Die Zusammenarbeit der beiden Batulong-Angestellten scheint sehr gut zu laufen. Thata ist vor allem mit der Organisation der Bauarbeiten beschäftigt und Lynnette konnte schon von einigen Fällen berichten, in denen sie als Sozialarbeiterin eingreifen konnte/musste.

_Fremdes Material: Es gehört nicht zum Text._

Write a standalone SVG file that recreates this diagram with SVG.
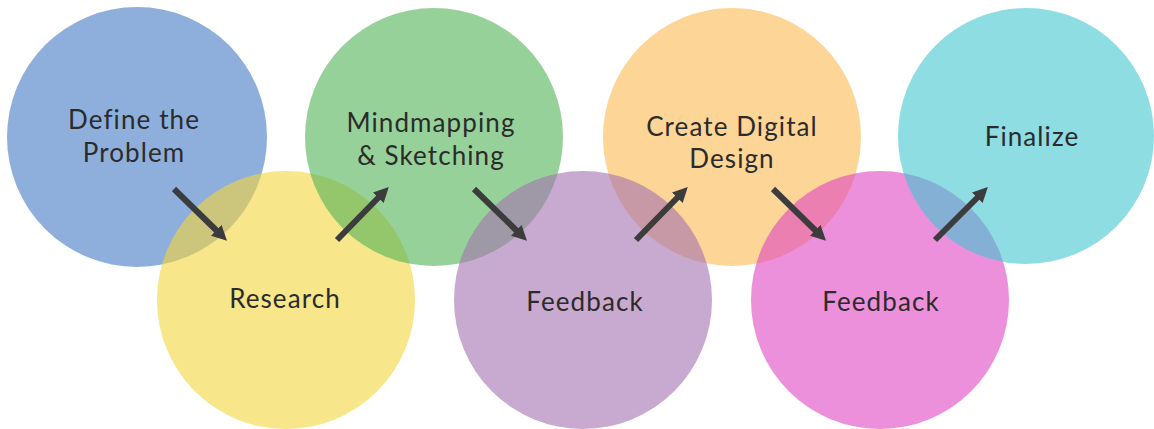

Zwei Beispiele: Ein Batulong-Mädchen konnte nur unregelmässig zur Schule gehen, weil ihre Mutter sie jeweils als Babysitterin brauchte. Die Mutter selbst war mangelernährt, weil sie zu wenig Geld vom Mann bekam, der nicht mehr mit ihr zusammenlebt und mit einer anderen Frau auf das erste Kind wartet. Seine alte Familie mit 7 Kindern scheint ihn nicht mehr so zu interessieren und durch die Intervention von Batulong bekommt nun auch das jüngste, 2 Monate alte Baby, Vitamine und Aufbaupräparate, denn es litt an Blutarmut (falsche und zu wenig Nahrung). Das von Batulong unterstützte Mädchen hat in letzter Zeit wieder regelmässig die Schule besucht und es scheint, als ob die Gespräche unserer Sozialarbeiterin mit der Mutter bewirkt haben, dass Mary Jane nicht mehr während der Schulzeit auf die jüngeren Geschwister aufpassen muss. Faszinierend ist, dass sie schon vorher mit nur der Hälfte des Schulbesuchs den Lehrstoff schaffte und die Lehrerin meinte, würde sie immer zur Schule gehen, könnte sie die Klassenbeste sein.

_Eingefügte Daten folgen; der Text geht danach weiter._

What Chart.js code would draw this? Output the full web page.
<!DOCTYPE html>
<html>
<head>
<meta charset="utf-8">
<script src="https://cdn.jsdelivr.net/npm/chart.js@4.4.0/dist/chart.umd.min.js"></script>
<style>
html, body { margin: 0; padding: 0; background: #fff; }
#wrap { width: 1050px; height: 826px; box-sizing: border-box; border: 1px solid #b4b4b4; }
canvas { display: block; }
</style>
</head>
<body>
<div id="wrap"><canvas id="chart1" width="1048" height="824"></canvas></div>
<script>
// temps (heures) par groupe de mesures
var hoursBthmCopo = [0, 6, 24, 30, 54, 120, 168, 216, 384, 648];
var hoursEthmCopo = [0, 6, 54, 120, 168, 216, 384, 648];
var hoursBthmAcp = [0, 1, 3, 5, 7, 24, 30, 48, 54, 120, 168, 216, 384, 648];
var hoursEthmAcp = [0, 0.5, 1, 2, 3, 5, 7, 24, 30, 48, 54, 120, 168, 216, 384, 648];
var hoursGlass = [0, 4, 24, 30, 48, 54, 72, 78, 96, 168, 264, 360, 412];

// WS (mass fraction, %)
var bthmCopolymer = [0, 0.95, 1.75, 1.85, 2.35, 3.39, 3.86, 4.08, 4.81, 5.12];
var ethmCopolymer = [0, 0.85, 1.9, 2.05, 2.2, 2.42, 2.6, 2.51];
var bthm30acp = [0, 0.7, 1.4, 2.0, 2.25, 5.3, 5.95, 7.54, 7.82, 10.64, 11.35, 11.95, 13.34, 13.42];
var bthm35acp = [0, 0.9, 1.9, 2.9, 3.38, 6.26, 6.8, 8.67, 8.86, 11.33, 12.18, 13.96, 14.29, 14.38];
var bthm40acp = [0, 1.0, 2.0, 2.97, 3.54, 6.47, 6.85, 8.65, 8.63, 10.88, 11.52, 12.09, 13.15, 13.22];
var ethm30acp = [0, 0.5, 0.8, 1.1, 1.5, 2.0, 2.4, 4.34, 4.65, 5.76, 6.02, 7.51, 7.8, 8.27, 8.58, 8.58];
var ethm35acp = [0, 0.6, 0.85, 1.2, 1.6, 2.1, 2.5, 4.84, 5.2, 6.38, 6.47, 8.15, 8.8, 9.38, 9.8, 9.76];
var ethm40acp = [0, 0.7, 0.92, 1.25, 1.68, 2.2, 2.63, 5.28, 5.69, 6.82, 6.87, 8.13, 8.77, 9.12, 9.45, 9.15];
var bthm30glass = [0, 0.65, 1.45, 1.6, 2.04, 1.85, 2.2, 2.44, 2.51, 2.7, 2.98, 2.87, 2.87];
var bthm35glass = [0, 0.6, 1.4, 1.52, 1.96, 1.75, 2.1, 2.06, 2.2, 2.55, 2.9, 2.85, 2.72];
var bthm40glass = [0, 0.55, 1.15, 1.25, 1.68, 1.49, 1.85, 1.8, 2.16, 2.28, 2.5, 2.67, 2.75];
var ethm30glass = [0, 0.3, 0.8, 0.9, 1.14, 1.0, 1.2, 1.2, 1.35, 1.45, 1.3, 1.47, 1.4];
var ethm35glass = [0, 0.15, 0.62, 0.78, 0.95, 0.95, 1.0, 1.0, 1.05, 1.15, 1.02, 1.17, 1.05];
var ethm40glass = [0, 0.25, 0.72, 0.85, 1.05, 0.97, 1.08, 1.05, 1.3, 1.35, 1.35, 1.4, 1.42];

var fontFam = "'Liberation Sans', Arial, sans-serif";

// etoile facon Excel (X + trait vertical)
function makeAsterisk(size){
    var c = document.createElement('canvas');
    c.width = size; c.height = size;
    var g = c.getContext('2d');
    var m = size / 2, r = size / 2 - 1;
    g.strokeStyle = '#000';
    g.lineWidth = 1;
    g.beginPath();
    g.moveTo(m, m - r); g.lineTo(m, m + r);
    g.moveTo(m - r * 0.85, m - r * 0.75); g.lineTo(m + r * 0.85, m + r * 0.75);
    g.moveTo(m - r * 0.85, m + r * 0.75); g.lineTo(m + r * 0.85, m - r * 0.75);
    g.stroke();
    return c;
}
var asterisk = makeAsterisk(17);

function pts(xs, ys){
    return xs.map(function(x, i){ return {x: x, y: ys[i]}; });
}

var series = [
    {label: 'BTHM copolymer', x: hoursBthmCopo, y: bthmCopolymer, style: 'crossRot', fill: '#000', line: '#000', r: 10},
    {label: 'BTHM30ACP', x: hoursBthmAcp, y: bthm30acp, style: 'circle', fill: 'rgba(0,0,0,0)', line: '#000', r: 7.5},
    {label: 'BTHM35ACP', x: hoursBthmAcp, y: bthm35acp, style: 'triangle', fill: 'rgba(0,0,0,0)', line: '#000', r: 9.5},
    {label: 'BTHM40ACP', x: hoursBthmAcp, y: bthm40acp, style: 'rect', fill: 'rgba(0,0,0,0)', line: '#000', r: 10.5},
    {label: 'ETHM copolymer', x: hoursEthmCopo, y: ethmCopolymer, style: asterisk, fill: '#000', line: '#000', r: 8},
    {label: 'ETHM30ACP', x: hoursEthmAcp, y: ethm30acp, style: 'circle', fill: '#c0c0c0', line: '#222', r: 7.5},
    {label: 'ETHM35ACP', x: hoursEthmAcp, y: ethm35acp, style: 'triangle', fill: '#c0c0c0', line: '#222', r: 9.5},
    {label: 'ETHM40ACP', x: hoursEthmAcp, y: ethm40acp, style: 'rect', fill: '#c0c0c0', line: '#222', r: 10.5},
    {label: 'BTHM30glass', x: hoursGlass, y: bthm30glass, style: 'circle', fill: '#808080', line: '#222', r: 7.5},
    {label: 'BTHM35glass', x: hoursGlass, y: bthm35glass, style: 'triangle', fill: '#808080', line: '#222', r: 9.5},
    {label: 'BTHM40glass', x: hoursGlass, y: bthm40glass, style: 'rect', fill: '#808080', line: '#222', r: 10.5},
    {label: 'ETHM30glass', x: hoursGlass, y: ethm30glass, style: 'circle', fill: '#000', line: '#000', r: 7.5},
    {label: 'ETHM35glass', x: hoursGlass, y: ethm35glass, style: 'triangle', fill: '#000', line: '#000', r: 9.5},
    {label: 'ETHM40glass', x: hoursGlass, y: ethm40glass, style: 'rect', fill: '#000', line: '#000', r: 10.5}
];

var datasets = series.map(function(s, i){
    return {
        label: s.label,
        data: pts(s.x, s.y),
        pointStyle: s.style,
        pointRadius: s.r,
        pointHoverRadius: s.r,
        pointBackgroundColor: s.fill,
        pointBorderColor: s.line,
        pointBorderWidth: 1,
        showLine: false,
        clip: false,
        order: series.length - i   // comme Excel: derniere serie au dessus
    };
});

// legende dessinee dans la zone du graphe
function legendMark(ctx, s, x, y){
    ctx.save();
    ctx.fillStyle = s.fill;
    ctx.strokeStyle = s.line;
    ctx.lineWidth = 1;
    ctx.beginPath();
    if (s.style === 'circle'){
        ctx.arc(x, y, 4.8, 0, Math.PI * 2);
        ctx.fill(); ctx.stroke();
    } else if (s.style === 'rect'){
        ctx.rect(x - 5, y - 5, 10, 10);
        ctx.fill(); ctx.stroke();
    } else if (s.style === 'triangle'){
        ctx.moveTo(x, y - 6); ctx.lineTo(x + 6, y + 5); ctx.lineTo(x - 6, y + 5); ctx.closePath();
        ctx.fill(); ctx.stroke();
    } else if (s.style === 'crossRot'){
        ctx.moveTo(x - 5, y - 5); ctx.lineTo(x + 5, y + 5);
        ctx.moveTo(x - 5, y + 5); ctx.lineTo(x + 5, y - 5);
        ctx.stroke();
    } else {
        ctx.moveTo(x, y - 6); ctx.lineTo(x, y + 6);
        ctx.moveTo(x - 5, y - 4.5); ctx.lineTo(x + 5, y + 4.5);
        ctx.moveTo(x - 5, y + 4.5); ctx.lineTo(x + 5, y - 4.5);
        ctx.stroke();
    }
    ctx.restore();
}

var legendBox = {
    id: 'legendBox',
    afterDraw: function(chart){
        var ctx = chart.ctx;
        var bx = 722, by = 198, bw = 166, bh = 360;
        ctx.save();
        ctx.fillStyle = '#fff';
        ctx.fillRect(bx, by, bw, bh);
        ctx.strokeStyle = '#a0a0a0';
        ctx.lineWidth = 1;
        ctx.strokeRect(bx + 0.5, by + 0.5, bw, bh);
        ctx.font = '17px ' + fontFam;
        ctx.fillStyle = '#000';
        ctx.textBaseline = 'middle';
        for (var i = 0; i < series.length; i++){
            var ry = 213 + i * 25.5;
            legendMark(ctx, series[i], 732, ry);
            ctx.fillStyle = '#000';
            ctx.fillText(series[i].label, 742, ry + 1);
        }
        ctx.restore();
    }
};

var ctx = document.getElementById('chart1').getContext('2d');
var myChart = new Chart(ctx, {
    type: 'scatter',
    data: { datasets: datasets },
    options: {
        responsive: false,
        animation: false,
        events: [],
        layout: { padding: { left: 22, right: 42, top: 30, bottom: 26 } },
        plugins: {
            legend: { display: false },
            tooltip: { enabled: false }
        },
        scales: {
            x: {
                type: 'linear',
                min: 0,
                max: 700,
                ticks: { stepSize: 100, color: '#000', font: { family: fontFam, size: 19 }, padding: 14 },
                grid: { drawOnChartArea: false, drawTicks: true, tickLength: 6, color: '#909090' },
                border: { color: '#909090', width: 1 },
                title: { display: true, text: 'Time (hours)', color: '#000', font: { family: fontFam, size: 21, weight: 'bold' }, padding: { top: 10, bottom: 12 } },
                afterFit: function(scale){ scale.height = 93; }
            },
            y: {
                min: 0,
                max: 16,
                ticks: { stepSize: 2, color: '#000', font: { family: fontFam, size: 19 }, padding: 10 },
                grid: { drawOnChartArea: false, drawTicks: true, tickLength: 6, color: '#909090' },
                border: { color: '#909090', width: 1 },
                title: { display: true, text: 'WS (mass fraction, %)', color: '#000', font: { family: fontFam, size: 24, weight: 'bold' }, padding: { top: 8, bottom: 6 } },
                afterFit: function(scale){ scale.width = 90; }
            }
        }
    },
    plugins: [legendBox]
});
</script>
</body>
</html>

Ein anderer Fall ist ein 14-jähriges Mädchen, das erst in die 4 Klasse geht (vermutlich hatte die Familie nicht genug Geld, dass sie durchgehend zur Schule gehen konnte). Nun arbeitet sie in einer Bäckerei, vermittelt durch den Vater, der ihr Alter mit 18 angegeben hat (darunter dürfen sie offiziell nicht arbeiten) und auch bei ihr scheint der Schulbesuch dann abgenommen zu haben. Der Vater fuhr jeweils am Samstag zur Bäckerei, um den Lohn seiner Tochter einzukassieren und ihn dann zu verspielen und zu vertrinken. Nun haben die Besitzer der Bäckerei dem Mädchen erlaubt, bei ihnen zu wohnen, und es ist das Ziel, dass die Jugendliche die Schule weiter besucht. Laut Lehrerin hat sie kein Problem den verpassten Lehrstoff nachzuholen und in der selben Klasse bleiben zu können.

Unsere weiteren Pläne
Wir werden wieder die Küste hinunter nach Perth fahren um dort unseren Nissan-Camper zu verkaufen. Erst dann buchen wir einen Flug auf die Philippinen, denn wir wollen uns beim Autoverkauf nicht durch eine Deadline stressen lassen. Die Batulong-Sitzung, die wir auf den 2. April angesetzt hatten, musste um zwei Wochen verschoben werden und so können wir noch etwas flexibler sein. Gut wäre natürlich, wenn wir zur Graduation am 4.-6.April in Cagayan de Oro sein könnten.